On tenta souvent de réveiller son génie, ses souvenirs au moins. Ainsi par trois fois, Serge Lifar, lui rendit visite jusqu’au « miracle » immortalisé en 1939 par Jean Manzon, photographe de Paris Match : « Je commençai à danser Le Spectre de la Rose, raconte le danseur-chorégraphe. Au début, Nijinski exprima son approbation : Puis, répondant à l’appel de mes bonds, de mes entrechats-six, il commença à sauter, sans aucun effort, sans préparation, sans plié. Son envol était tel qu’aucun des spectateurs de ce Spectre de la Rose ne l’oubliera jamais » (6). Hélas, cette ultime envolée s’acheva par un sourire, car la folie du « dieu de la danse » était douce comme une plainte d’amour.
En 1950, celui qui incarnait presque à lui seul le succès des premiers Ballets russes rendit son dernier souffle à Londres. Par les soins du même Lifar, futur membre-correspondant de l’Institut, sa dépouille fut ramenée à Paris en 1953, et on l’inhuma au cimetière Montmartre près du danseur Auguste Vestris, au sujet duquel l’artiste-peintre Élisabeth Vigée Le Brun avait écrit : « Il s’élevait au ciel d’une manière si prodigieuse qu’on lui croyait des ailes » (7). À quelques jours de cette cérémonie paraissait le Journal de Nijinski. Rédigé en Suisse entre 1918 et 1919, l’on peut y suivre page à pas la chute d’un artiste foudroyé qui après s’être plié aux efforts pour arracher ses pieds de la terre, trouva la grâce et l’élévation en Dieu : « Je ne suis plus Nijinski de Ballet russe, je suis Nijinski de Dieux » (8).
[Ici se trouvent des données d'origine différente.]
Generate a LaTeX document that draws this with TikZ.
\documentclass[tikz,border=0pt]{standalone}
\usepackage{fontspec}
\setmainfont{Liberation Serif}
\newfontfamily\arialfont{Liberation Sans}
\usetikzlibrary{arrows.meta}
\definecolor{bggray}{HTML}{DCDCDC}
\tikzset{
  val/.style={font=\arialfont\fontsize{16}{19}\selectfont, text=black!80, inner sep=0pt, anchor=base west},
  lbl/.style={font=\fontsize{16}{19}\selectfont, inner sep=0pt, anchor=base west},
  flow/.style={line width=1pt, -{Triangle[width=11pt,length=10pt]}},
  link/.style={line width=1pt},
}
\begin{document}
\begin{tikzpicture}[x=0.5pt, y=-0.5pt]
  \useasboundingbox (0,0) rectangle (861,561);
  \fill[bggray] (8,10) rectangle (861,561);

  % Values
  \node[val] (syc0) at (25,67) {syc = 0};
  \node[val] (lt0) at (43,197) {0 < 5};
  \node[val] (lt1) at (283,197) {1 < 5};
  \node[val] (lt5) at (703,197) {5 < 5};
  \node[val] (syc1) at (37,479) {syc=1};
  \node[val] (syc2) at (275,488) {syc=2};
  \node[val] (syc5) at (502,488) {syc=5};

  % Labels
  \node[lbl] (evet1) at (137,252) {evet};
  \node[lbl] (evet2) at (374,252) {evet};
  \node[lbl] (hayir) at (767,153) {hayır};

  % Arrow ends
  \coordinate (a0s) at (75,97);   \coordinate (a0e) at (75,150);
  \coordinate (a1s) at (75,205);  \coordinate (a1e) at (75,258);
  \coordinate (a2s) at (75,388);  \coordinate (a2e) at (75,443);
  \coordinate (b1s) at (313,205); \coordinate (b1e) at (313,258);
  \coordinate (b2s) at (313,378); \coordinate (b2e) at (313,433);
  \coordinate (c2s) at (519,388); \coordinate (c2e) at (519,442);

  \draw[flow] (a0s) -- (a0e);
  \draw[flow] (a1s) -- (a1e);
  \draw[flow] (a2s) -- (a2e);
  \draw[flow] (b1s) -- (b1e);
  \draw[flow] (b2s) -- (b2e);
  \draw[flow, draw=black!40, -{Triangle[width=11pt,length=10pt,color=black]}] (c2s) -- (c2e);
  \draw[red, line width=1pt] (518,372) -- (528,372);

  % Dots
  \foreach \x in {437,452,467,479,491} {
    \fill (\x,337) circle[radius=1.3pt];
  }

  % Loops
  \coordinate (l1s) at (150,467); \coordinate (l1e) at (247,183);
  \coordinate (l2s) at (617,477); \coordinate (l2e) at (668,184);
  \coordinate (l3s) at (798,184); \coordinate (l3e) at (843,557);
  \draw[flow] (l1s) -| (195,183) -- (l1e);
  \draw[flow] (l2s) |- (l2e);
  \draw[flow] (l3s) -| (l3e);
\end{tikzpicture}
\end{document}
1- J.-J. Blaise et Pichard, Maximes et réflexions morales du duc de La Rochefoucauld, (Paris), 1813, p.51.
2- Cendrillon, Contes des fées, Charles Perrault, Guillaume (Paris), 1817, p. 57.
3- Nijinski, Cahiers, Actes-Sud 2000, p. 154.
4- Paris-presse, Charles Favrel, 5 septembre 1945.
5- Nijinski, Cahiers, Acte-Sud 2000, p. 234.
6- Paris-soir, 25 juin 1939.
7- Louise-Élisabeth Vigée-Lebrun, Souvenirs, H. Fournier (Paris) 1835, I.1, p.132.
8- Nijinski, Cahiers, lettre à Ottoline Morrell, Actes Sud 2000, p. 316.